-- BEGIN SUPPLIED DATA --

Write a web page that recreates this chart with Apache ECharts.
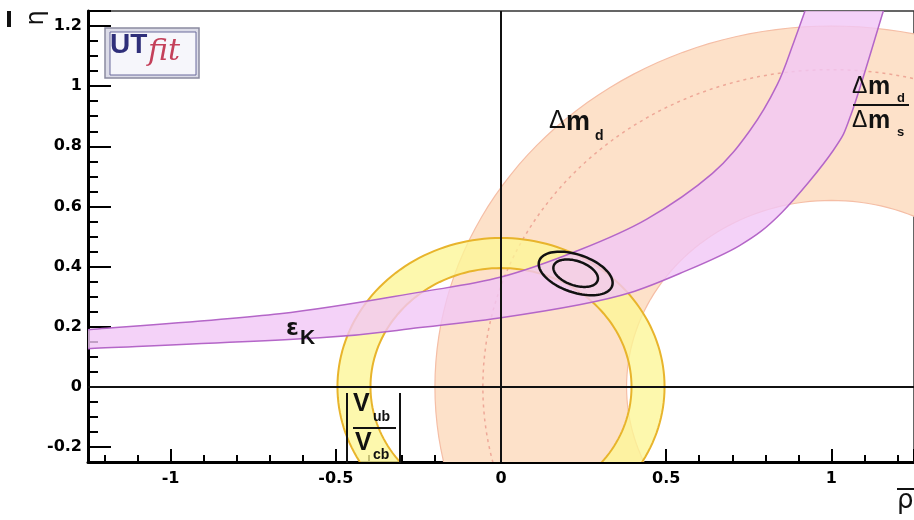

-- END SUPPLIED DATA --
-- BEGIN SUPPLIED DATA --

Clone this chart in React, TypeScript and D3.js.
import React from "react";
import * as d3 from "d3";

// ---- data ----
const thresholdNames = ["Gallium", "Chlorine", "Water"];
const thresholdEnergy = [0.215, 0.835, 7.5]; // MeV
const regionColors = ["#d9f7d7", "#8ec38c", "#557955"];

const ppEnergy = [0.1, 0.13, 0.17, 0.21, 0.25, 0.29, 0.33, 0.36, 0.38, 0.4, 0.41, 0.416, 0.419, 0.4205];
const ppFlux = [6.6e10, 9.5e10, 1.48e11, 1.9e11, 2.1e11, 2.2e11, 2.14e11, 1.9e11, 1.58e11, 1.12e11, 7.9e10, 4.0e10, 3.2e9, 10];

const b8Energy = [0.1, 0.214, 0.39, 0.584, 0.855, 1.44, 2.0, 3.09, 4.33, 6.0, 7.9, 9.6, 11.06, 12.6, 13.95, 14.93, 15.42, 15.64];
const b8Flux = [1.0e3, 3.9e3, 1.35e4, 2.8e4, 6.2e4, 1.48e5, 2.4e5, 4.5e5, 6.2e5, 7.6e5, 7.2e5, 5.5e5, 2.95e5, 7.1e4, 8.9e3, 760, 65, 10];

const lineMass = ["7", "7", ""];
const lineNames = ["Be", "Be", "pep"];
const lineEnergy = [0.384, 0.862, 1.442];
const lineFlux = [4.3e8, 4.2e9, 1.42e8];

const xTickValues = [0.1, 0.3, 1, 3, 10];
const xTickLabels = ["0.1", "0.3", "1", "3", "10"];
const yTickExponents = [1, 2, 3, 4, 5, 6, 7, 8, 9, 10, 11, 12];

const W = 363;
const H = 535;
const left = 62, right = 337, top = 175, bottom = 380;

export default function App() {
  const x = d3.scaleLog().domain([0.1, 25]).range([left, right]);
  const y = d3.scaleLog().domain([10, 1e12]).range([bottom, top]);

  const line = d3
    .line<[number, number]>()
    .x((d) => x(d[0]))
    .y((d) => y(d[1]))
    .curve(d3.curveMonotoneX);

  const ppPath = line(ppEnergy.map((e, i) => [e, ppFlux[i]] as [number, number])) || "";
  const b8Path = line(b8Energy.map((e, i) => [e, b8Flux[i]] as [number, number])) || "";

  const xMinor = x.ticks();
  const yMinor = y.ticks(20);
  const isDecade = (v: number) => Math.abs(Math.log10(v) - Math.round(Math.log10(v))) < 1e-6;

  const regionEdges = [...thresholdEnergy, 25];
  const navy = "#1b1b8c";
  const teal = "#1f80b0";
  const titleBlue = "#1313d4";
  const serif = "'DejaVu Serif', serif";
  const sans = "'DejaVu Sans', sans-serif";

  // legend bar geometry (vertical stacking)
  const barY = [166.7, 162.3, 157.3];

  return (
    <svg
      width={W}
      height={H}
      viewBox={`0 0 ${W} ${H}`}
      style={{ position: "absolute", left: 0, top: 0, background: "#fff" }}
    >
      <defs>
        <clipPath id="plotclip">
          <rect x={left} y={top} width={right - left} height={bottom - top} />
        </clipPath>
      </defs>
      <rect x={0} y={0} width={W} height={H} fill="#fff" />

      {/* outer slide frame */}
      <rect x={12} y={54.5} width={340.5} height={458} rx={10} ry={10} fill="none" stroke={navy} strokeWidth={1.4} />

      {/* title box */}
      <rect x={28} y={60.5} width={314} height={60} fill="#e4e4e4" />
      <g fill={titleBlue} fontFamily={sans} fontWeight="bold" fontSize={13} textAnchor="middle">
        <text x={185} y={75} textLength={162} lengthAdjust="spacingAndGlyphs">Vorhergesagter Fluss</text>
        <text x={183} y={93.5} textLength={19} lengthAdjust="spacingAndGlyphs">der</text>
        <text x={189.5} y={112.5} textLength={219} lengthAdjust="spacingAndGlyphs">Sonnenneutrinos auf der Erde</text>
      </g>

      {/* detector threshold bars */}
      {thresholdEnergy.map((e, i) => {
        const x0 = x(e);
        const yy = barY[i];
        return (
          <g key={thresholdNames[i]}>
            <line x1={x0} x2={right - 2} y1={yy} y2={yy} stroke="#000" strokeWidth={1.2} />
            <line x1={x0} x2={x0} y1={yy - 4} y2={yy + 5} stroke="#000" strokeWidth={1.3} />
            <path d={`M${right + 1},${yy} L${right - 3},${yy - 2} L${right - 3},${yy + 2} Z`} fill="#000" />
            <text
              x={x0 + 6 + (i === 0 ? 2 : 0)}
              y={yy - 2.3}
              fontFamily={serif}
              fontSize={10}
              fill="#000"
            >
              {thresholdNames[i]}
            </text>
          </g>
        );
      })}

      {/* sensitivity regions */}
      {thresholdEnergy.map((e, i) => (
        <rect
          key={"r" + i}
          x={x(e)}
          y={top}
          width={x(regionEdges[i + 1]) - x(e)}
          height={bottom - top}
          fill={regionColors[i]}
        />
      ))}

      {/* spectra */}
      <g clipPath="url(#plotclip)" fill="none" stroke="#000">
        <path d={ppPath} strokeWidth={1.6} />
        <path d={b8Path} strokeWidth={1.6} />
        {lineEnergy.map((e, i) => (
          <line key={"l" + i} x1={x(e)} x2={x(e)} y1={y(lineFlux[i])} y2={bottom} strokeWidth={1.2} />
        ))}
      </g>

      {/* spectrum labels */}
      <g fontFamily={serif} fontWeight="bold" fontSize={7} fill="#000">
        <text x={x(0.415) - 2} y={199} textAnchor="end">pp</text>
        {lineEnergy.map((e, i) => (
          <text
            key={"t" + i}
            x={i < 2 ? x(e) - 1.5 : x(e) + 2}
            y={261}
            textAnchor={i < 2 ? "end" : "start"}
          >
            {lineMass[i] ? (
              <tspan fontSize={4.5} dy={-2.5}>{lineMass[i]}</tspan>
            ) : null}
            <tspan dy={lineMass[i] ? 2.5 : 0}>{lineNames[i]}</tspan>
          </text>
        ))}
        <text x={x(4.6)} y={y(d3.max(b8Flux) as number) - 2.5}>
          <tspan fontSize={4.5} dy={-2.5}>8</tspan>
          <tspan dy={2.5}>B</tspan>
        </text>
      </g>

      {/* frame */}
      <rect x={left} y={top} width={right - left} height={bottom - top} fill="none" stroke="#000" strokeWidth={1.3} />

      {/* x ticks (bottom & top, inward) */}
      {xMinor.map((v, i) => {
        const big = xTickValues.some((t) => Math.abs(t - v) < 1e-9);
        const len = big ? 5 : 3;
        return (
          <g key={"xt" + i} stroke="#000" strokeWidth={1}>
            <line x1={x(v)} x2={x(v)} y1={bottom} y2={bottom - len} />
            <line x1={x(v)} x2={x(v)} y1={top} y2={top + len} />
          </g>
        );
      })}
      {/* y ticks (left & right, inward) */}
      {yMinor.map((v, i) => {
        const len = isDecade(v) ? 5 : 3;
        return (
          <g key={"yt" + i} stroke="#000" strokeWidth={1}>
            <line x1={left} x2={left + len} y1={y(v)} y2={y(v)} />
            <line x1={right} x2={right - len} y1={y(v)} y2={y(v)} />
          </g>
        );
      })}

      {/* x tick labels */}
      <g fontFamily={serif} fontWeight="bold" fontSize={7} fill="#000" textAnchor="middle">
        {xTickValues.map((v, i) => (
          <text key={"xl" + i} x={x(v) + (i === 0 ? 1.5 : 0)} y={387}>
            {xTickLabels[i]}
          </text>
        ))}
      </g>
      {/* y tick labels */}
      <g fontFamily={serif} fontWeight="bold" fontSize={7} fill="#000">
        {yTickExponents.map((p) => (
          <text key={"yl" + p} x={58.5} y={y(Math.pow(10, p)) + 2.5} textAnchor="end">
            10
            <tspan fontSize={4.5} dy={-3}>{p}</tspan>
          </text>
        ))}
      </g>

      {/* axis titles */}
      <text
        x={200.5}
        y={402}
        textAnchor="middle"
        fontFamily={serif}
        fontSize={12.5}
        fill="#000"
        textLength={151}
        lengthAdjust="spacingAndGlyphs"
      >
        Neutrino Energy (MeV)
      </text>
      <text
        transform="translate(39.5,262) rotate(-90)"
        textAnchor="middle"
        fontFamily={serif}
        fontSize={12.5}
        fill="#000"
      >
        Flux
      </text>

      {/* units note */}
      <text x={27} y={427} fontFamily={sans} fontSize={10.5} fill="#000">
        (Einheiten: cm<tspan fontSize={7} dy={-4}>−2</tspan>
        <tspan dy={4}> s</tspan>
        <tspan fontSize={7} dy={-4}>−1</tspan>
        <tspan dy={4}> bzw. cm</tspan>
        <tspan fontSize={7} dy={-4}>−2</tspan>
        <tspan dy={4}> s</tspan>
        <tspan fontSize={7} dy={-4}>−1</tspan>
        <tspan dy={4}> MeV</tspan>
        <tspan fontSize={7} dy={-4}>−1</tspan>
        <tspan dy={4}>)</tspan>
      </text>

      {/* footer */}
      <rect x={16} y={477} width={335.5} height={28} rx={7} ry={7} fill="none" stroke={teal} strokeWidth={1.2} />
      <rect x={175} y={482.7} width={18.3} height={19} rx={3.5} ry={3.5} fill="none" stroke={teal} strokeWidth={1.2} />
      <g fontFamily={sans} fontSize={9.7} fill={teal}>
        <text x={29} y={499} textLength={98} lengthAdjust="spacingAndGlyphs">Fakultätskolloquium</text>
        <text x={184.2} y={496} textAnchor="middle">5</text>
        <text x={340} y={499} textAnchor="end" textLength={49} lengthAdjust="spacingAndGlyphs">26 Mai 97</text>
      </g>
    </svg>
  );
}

-- END SUPPLIED DATA --

• DIRECTIONS FOR THIS TASK
Within the listing above, locate the line containing "Clone this chart" and the line containing "4.0e10, 3.2e9, 10];". Reproduce those two lines and all lines between them exactly, with nothing added.

• PROBLEM SOLUTION
Clone this chart in React, TypeScript and D3.js.
import React from "react";
import * as d3 from "d3";

// ---- data ----
const thresholdNames = ["Gallium", "Chlorine", "Water"];
const thresholdEnergy = [0.215, 0.835, 7.5]; // MeV
const regionColors = ["#d9f7d7", "#8ec38c", "#557955"];

const ppEnergy = [0.1, 0.13, 0.17, 0.21, 0.25, 0.29, 0.33, 0.36, 0.38, 0.4, 0.41, 0.416, 0.419, 0.4205];
const ppFlux = [6.6e10, 9.5e10, 1.48e11, 1.9e11, 2.1e11, 2.2e11, 2.14e11, 1.9e11, 1.58e11, 1.12e11, 7.9e10, 4.0e10, 3.2e9, 10];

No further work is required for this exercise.